2/3 DCA Agreed With The Reasoning In Karton.
More and more, we are seeing appellate opinions, whether published or not, stressing the need for civility among attorneys in litigation cases. In fact, there are proposals being considered which would require that California attorneys, annually, have to reaffirm their oath and to confirm they will act with civility. In Karton v. Ari Design & Construction, Inc., 61 Cal.App.5th 734, 747 (2021), the 2/8 DCA held that incivility can allow a lower court to reduce a fee request, with it being an “incentive for counsel in fee-shifting cases to know their own low blows may return to bite them in their pocketbook.”
Karton was followed and endorsed by the 2/3 DCA in Snoeck v. ExakTime Innovations, Case No. B321566 (2d Dist., Div. 3 Oct. 2, 2023) (unpublished).

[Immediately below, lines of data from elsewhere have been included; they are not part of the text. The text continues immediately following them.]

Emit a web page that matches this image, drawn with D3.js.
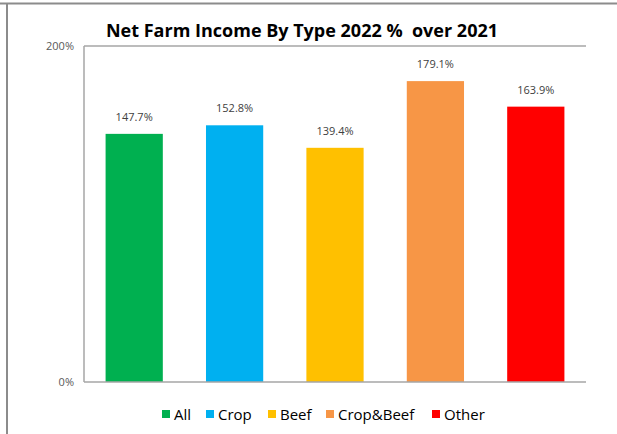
<!DOCTYPE html>
<html>
<head>
<meta charset="utf-8">
<script src="https://cdnjs.cloudflare.com/ajax/libs/d3/7.8.5/d3.min.js"></script>
<style>
  body { margin: 0; background: #fff; }
  text { font-family: "Open Sans", "Noto Sans", sans-serif; }
</style>
</head>
<body>
<script>
'use strict';

// Chart data
var categories = ["All", "Crop", "Beef", "Crop&Beef", "Other"];
var values = [147.7, 152.8, 139.4, 179.1, 163.9];
var colors = ["#00b050", "#00b0f0", "#ffc000", "#f79646", "#ff0000"];
var yTicks = [0, 200];

(function() {
  var width = 617;
  var height = 434;

  var svg = d3.select("body")
      .append("svg")
      .attr("width", width)
      .attr("height", height);

  // Outer chart frame (top and left edges visible)
  svg.append("line")
      .attr("x1", 0).attr("x2", width)
      .attr("y1", 3.5).attr("y2", 3.5)
      .attr("stroke", "#8c8c8c").attr("stroke-width", 2);
  svg.append("line")
      .attr("x1", 7).attr("x2", 7)
      .attr("y1", 3).attr("y2", height)
      .attr("stroke", "#8c8c8c").attr("stroke-width", 2);

  var plot = { left: 84, right: 586, top: 46, bottom: 382 };

  var x = d3.scaleBand()
      .domain(categories)
      .range([plot.left, plot.right])
      .paddingInner(0.43)
      .paddingOuter(0.215);

  var y = d3.scaleLinear()
      .domain([0, 200])
      .range([plot.bottom, plot.top]);

  // Title
  svg.append("text")
      .attr("x", 302)
      .attr("y", 37)
      .attr("text-anchor", "middle")
      .attr("font-size", 18)
      .attr("font-weight", "bold")
      .attr("fill", "#000")
      .text("Net Farm Income By Type 2022 %\u00a0\u00a0over 2021");

  // Plot area border lines
  svg.append("line")
      .attr("x1", plot.left).attr("x2", plot.right)
      .attr("y1", plot.top).attr("y2", plot.top)
      .attr("stroke", "#a6a6a6").attr("stroke-width", 1.5);
  svg.append("line")
      .attr("x1", plot.left).attr("x2", plot.left)
      .attr("y1", plot.top).attr("y2", plot.bottom)
      .attr("stroke", "#a6a6a6").attr("stroke-width", 1.5);

  // Y axis labels
  var yAxis = d3.axisLeft(y)
      .tickValues(yTicks)
      .tickSize(0)
      .tickPadding(10)
      .tickFormat(function(d) { return d + "%"; });
  var ga = svg.append("g")
      .attr("transform", "translate(" + plot.left + ",0)")
      .call(yAxis);
  ga.select(".domain").remove();
  ga.selectAll("text")
      .attr("font-size", 11)
      .attr("fill", "#595959")
      .style("font-family", "\"Open Sans\", sans-serif");

  // Bars
  svg.selectAll(".bar")
      .data(values)
      .enter()
      .append("rect")
      .attr("class", "bar")
      .attr("x", function(d, i) { return x(categories[i]); })
      .attr("y", function(d) { return y(d); })
      .attr("width", x.bandwidth())
      .attr("height", function(d) { return y(0) - y(d); })
      .attr("fill", function(d, i) { return colors[i]; });

  // Value labels
  svg.selectAll(".lbl")
      .data(values)
      .enter()
      .append("text")
      .attr("class", "lbl")
      .attr("x", function(d, i) { return x(categories[i]) + x.bandwidth() / 2; })
      .attr("y", function(d) { return y(d) - 13; })
      .attr("text-anchor", "middle")
      .attr("font-size", 11)
      .attr("fill", "#404040")
      .text(function(d) { return d.toFixed(1) + "%"; });

  // Bottom axis line
  svg.append("line")
      .attr("x1", plot.left).attr("x2", plot.right)
      .attr("y1", plot.bottom).attr("y2", plot.bottom)
      .attr("stroke", "#a6a6a6").attr("stroke-width", 1.5);

  // Legend
  var legendX = [162, 206, 268, 326, 432];
  var lg = svg.selectAll(".leg")
      .data(categories)
      .enter()
      .append("g")
      .attr("class", "leg")
      .attr("transform", function(d, i) { return "translate(" + legendX[i] + ",414)"; });
  lg.append("rect")
      .attr("x", 0).attr("y", -4)
      .attr("width", 8).attr("height", 8)
      .attr("fill", function(d, i) { return colors[i]; });
  lg.append("text")
      .attr("x", 12)
      .attr("y", 5.5)
      .attr("font-size", 15)
      .attr("fill", "#000")
      .text(function(d) { return d; });
})();
</script>
</body>
</html>
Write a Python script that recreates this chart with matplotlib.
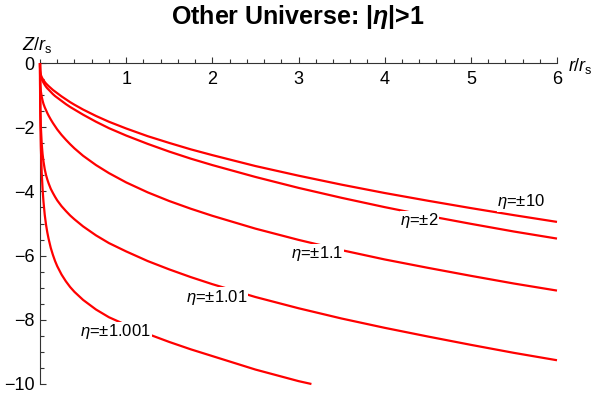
import numpy as np
import matplotlib.pyplot as plt
from matplotlib.ticker import MultipleLocator

plt.rcParams['font.family'] = ['Liberation Sans', 'DejaVu Sans']
plt.rcParams['mathtext.fontset'] = 'custom'
plt.rcParams['mathtext.rm'] = 'Liberation Sans'
plt.rcParams['mathtext.it'] = 'Liberation Sans:italic'
plt.rcParams['mathtext.bf'] = 'Liberation Sans:bold'
plt.rcParams['mathtext.bfit'] = 'Liberation Sans:bold:italic'

# r/r_s sample points
r_vals = [0, 0.0005, 0.002, 0.005, 0.01, 0.02, 0.03, 0.04, 0.055, 0.07, 0.085, 0.1, 0.125, 0.15, 0.175,
          0.2, 0.25, 0.3, 0.35, 0.4, 0.5, 0.65, 0.8, 1.0, 1.25, 1.5, 1.75, 2.0, 2.5, 3.0, 3.5, 4.0,
          4.5, 5.0, 5.5, 6.0]

# Z/r_s for each eta
z_eta10 = [0, -0.12, -0.22, -0.30, -0.37, -0.44, -0.49, -0.53, -0.59, -0.64, -0.68, -0.72, -0.78, -0.84, -0.89,
           -0.94, -1.04, -1.13, -1.22, -1.30, -1.45, -1.65, -1.83, -2.04, -2.28, -2.49, -2.69, -2.87, -3.21, -3.51,
           -3.79, -4.05, -4.29, -4.52, -4.74, -4.95]
z_eta2 = [0, -0.13, -0.24, -0.33, -0.41, -0.50, -0.56, -0.61, -0.68, -0.74, -0.79, -0.83, -0.90, -0.97, -1.03,
          -1.08, -1.18, -1.28, -1.37, -1.45, -1.61, -1.83, -2.03, -2.26, -2.52, -2.76, -2.98, -3.18, -3.55, -3.89,
          -4.20, -4.49, -4.76, -5.01, -5.25, -5.47]
z_eta11 = [0, -0.28, -0.50, -0.70, -0.88, -1.05, -1.17, -1.27, -1.38, -1.47, -1.56, -1.64, -1.76, -1.87, -1.97,
           -2.07, -2.24, -2.39, -2.53, -2.66, -2.89, -3.18, -3.43, -3.72, -4.03, -4.30, -4.54, -4.76, -5.16, -5.51,
           -5.83, -6.12, -6.38, -6.63, -6.87, -7.09]
z_eta101 = [0, -0.53, -1.02, -1.51, -1.99, -2.52, -2.84, -3.06, -3.31, -3.49, -3.63, -3.75, -3.92, -4.05, -4.17,
            -4.28, -4.46, -4.61, -4.75, -4.87, -5.09, -5.37, -5.61, -5.87, -6.17, -6.43, -6.67, -6.89, -7.29, -7.64,
            -7.96, -8.25, -8.52, -8.78, -9.03, -9.26]
# eta=1.001 runs off the bottom of the plot near r=3.15
r_eta1001 = r_vals[:30] + [3.15]
z_eta1001 = [0, -0.65, -1.28, -1.96, -2.63, -3.43, -3.93, -4.31, -4.73, -5.04, -5.28, -5.48, -5.76, -5.98, -6.17,
             -6.33, -6.59, -6.80, -6.98, -7.13, -7.38, -7.68, -7.92, -8.16, -8.44, -8.69, -8.92, -9.13, -9.55, -9.91,
             -10.0]

curves = [(r_vals, z_eta10), (r_vals, z_eta2), (r_vals, z_eta11), (r_vals, z_eta101), (r_eta1001, z_eta1001)]

labels = [r'$\eta$=±10', r'$\eta$=±2', r'$\eta$=±1.1', r'$\eta$=±1.01', r'$\eta$=±1.001']
label_r = [5.58, 4.40, 3.22, 2.05, 0.88]
label_z = [-4.32, -4.92, -5.95, -7.29, -8.36]

fig = plt.figure(figsize=(5.98, 3.97), dpi=100)
ax = fig.add_axes([40 / 598, 1 - 384 / 397, 517 / 598, 321 / 397])

for r, z in curves:
    ax.plot(r, z, color='#ff0000', lw=1.6, clip_on=False, zorder=3, solid_capstyle='butt')

for txt, lr, lz in zip(labels, label_r, label_z):
    ax.text(lr, lz, txt, fontsize=12, ha='center', va='center', zorder=4,
            bbox=dict(facecolor='white', edgecolor='none', pad=0.3))

ax.set_xlim(0, 6)
ax.set_ylim(-10, 0)

axis_col = '#333333'
ax.spines['top'].set_visible(False)
ax.spines['right'].set_visible(False)
ax.spines['bottom'].set_position(('data', 0))
ax.spines['bottom'].set_color(axis_col)
ax.spines['left'].set_color(axis_col)
ax.spines['bottom'].set_zorder(2)
ax.spines['left'].set_zorder(2)

ax.set_xticks([1, 2, 3, 4, 5, 6])
ax.xaxis.set_minor_locator(MultipleLocator(0.2))
ax.set_yticks([0, -2, -4, -6, -8, -10])
ax.yaxis.set_minor_locator(MultipleLocator(0.5))

ax.tick_params(axis='both', which='both', direction='in', colors=axis_col, labelcolor='black', labelsize=13)
ax.tick_params(axis='both', which='major', length=4.5, width=0.8)
ax.tick_params(axis='both', which='minor', length=2.8, width=0.8)
ax.tick_params(axis='x', pad=6)
ax.tick_params(axis='y', pad=4)

fig.text(22 / 598, 1 - 50 / 397, r'$Z/r_{\mathrm{s}}$', fontsize=13, ha='left', va='baseline')
fig.text(568 / 598, 1 - 71 / 397, r'$r/r_{\mathrm{s}}$', fontsize=13, ha='left', va='baseline')
fig.text(298 / 598, 1 - 17 / 397, r'Other Universe: |$\mathbfit{\eta}$|>1', fontsize=18,
         fontweight='bold', ha='center', va='center')

fig.savefig('out.png', dpi=100)
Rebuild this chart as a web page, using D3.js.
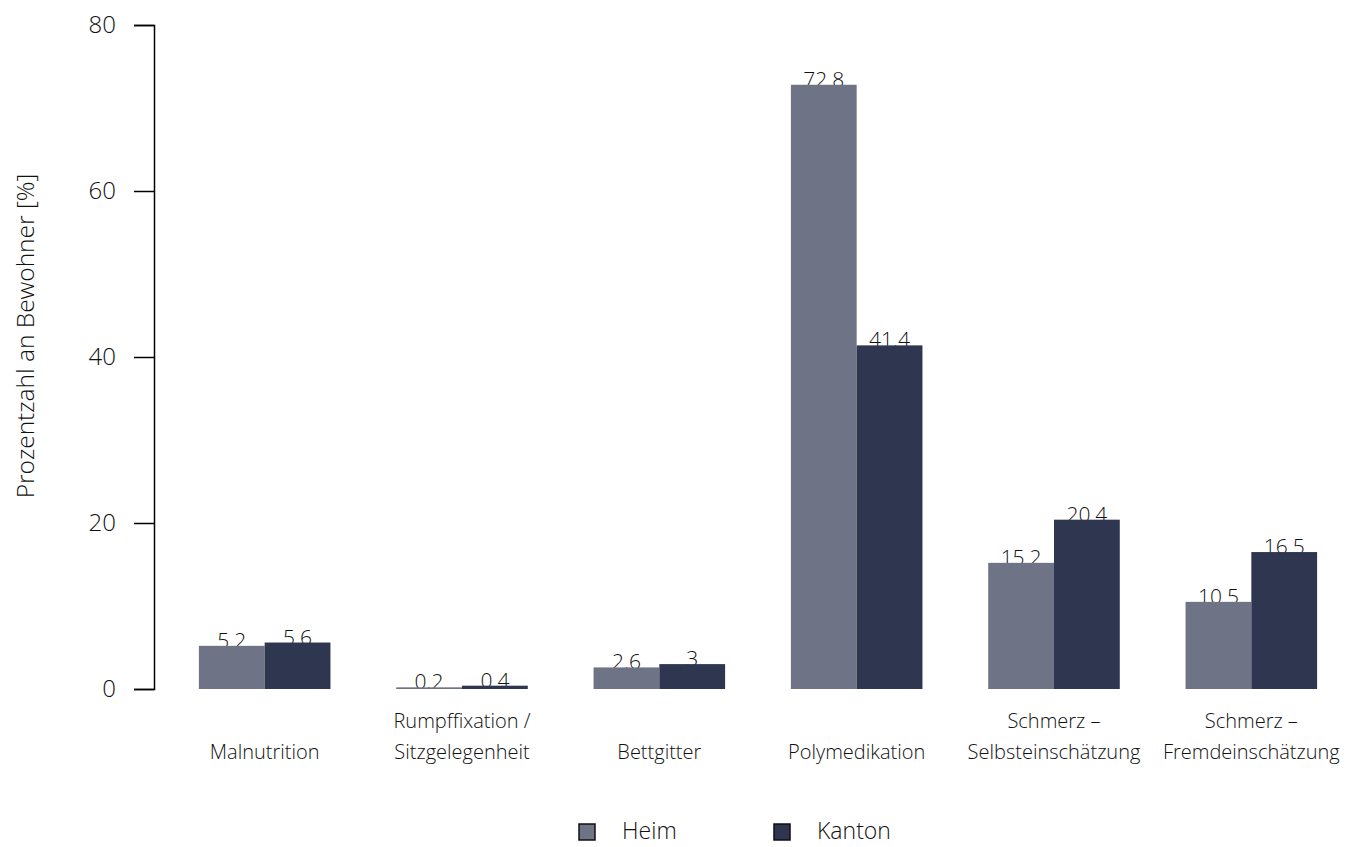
<!DOCTYPE html>
<html><head><meta charset="utf-8">
<script src="https://cdn.jsdelivr.net/npm/d3@7"></script>
<style>body{margin:0;background:#fff;} text{font-family:"Open Sans",sans-serif;font-weight:350;fill:#111;}</style>
</head><body>
<svg id="c" width="1347" height="847"></svg>
<script>
const categories = [["Malnutrition"],["Rumpffixation /","Sitzgelegenheit"],["Bettgitter"],["Polymedikation"],["Schmerz \u2013","Selbsteinsch\u00e4tzung"],["Schmerz \u2013","Fremdeinsch\u00e4tzung"]];
const heim = [5.2, 0.2, 2.6, 72.8, 15.2, 10.5];
const kanton = [5.6, 0.4, 3, 41.4, 20.4, 16.5];
const seriesNames = ["Heim","Kanton"];
const colors = ["#6e7385","#2e374f"];
const yTicks = [0,20,40,60,80];

const svg = d3.select("#c");
const keys = categories.map((c,i)=>i);
const x = d3.scaleBand().domain(keys).range([166,1350]).paddingInner(1/3).paddingOuter(1/6);
const x1 = d3.scaleBand().domain([0,1]).range([0,x.bandwidth()]);
const y = d3.scaleLinear().domain([0,80]).range([689,25]);

// y axis
const ax = svg.append("g").attr("transform","translate(154,0)")
  .call(d3.axisLeft(y).tickValues(yTicks).tickSize(20).tickPadding(18));
ax.select(".domain").attr("stroke","#000").attr("stroke-width",1.5);
ax.selectAll(".tick line").attr("stroke","#000").attr("stroke-width",1.5);
ax.selectAll(".tick text").style("font-size","24px").style("font-family","Open Sans").style("font-weight","350").attr("fill","#111");

svg.append("text").attr("transform","translate(24,336) rotate(-90)")
  .attr("text-anchor","middle").attr("dominant-baseline","central").style("font-size","24.5px").text("Prozentzahl an Bewohner [%]");

const series = [heim, kanton];
series.forEach((vals,s)=>{
  const g = svg.append("g");
  g.selectAll("text").data(vals).enter().append("text")
    .attr("x",(d,i)=>x(i)+x1(s)+x1.bandwidth()/2)
    .attr("y",d=>y(d)+2)
    .attr("text-anchor","middle").style("font-size","21px").text(d=>d);
});
series.forEach((vals,s)=>{
  svg.append("g").selectAll("rect").data(vals).enter().append("rect")
    .attr("x",(d,i)=>x(i)+x1(s)).attr("width",x1.bandwidth())
    .attr("y",d=>y(d)).attr("height",d=>y(0)-y(d)).attr("fill",colors[s]);
});

// category labels
categories.forEach((lines,i)=>{
  const t = svg.append("text").attr("text-anchor","middle").style("font-size","20px");
  const cx = x(i)+x.bandwidth()/2;
  lines.forEach((ln,j)=>{
    const n = lines.length;
    t.append("tspan").attr("x",cx).attr("y",759-(n-1-j)*31).text(ln);
  });
});

// legend
const leg = svg.append("g");
const lx = [579,774];
seriesNames.forEach((n,i)=>{
  leg.append("rect").attr("x",lx[i]).attr("y",824).attr("width",16).attr("height",16)
    .attr("fill",colors[i]).attr("stroke","#111").attr("stroke-width",1.5);
  leg.append("text").attr("x",lx[i]+43).attr("y",839).style("font-size","23px").text(n);
});
</script>
</body></html>
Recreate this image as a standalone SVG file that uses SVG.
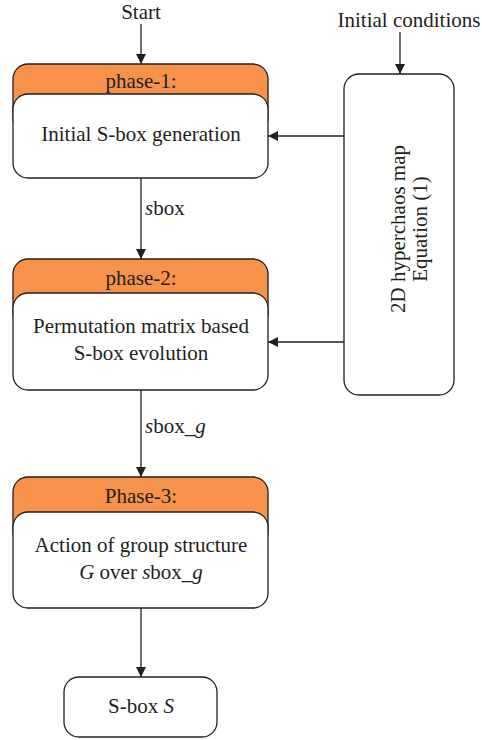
<svg xmlns="http://www.w3.org/2000/svg" width="482" height="740" viewBox="0 0 482 740">
<defs>
<marker id="ah" markerWidth="10" markerHeight="10" refX="10" refY="5" orient="auto" markerUnits="userSpaceOnUse">
<path d="M0,0 L10,5 L0,10 Z" fill="#231F20"/>
</marker>
<style>
text{font-family:"Liberation Serif","Times New Roman",serif;font-size:21px;fill:#231F20}
.c{text-anchor:middle}
.hd{fill:#F6924A;stroke:#231F20;stroke-width:1.3}
.bx{fill:#fff;stroke:#231F20;stroke-width:1.3}
.ln{stroke:#231F20;stroke-width:1.3;fill:none;marker-end:url(#ah)}
</style>
</defs>
<rect width="482" height="740" fill="#fff"/>
<g id="connectors">
<line class="ln" x1="141" y1="24" x2="141" y2="64"/>
<line class="ln" x1="400" y1="32" x2="400" y2="74"/>
<line class="ln" x1="344" y1="136" x2="268" y2="136"/>
<line class="ln" x1="344" y1="342" x2="268" y2="342"/>
<line class="ln" x1="141" y1="178" x2="141" y2="259"/>
<line class="ln" x1="141" y1="390" x2="141" y2="477"/>
<line class="ln" x1="141" y1="608" x2="141" y2="677"/>
<text x="145" y="215" font-size="19"><tspan font-style="italic">s</tspan>box</text>
<text x="145" y="433" font-size="19"><tspan font-style="italic">s</tspan>box_<tspan font-style="italic">g</tspan></text>
</g>
<g id="start"><text class="c" x="141" y="19">Start</text></g>
<g id="init"><text class="c" x="409" y="27">Initial conditions</text></g>
<g id="phase1">
<rect class="hd" x="13" y="64" width="255" height="70" rx="15"/>
<rect class="bx" x="13" y="94" width="255" height="84" rx="15"/>
<text class="c" x="141" y="88">phase-1:</text>
<text class="c" x="141" y="141">Initial S-box generation</text>
</g>
<g id="phase2">
<rect class="hd" x="13" y="259" width="255" height="70" rx="15"/>
<rect class="bx" x="13" y="293" width="255" height="97" rx="15"/>
<text class="c" x="141" y="285">phase-2:</text>
<text class="c" x="141" y="333">Permutation matrix based</text>
<text class="c" x="141" y="360">S-box evolution</text>
</g>
<g id="phase3">
<rect class="hd" x="13" y="477" width="255" height="70" rx="15"/>
<rect class="bx" x="13" y="512" width="255" height="96" rx="15"/>
<text class="c" x="141" y="503">Phase-3:</text>
<text class="c" x="141" y="552">Action of group structure</text>
<text class="c" x="141" y="579"><tspan font-style="italic">G</tspan> over <tspan font-style="italic">s</tspan>box_<tspan font-style="italic">g</tspan></text>
</g>
<g id="chaos">
<rect class="bx" x="344" y="74" width="110" height="321" rx="15"/>
<g transform="translate(399,229) rotate(-90)">
<text class="c" x="0" y="6">2D hyperchaos map</text>
<text class="c" x="0" y="28">Equation (1)</text>
</g>
</g>
<g id="sboxS">
<rect class="bx" x="64" y="677" width="153" height="60" rx="15"/>
<text class="c" x="141" y="713">S-box <tspan font-style="italic">S</tspan></text>
</g>
</svg>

There, a FEHA disability discrimination plaintiff won $130,080 in damages on one out of six causes of action for defendant’s failure to engage in an interactive process. The lower court took the lodestar request and initially made a 20% reduction for overstaffing, duplicative, and vague entries but increased the fee request by a 1.2 positive multiplier, decisions not challenged on appeal. The lower court then applied a .40 negative multiplier to the adjusted lodestar of $1,144,659.36 based on plaintiff’s counsel’s incivility through the litigation, attacking defense counsel and belittling the court. That resulted in an ultimate fee award of $686,795.62. The appellate court found the reduction to be no abuse of discretion, determining that an “incivility reduction” was completely proper when the record shows (as it did to the reviewing court) that counsel engaged in incivility. To us bloggers, this stresses an important theme in fee requests—the requesting attorney’s credibility is paramount, difficult to restore when unreasonable fee requests are presented for resolution or litigation counsel went out of bounds in his or her conduct before the lower court.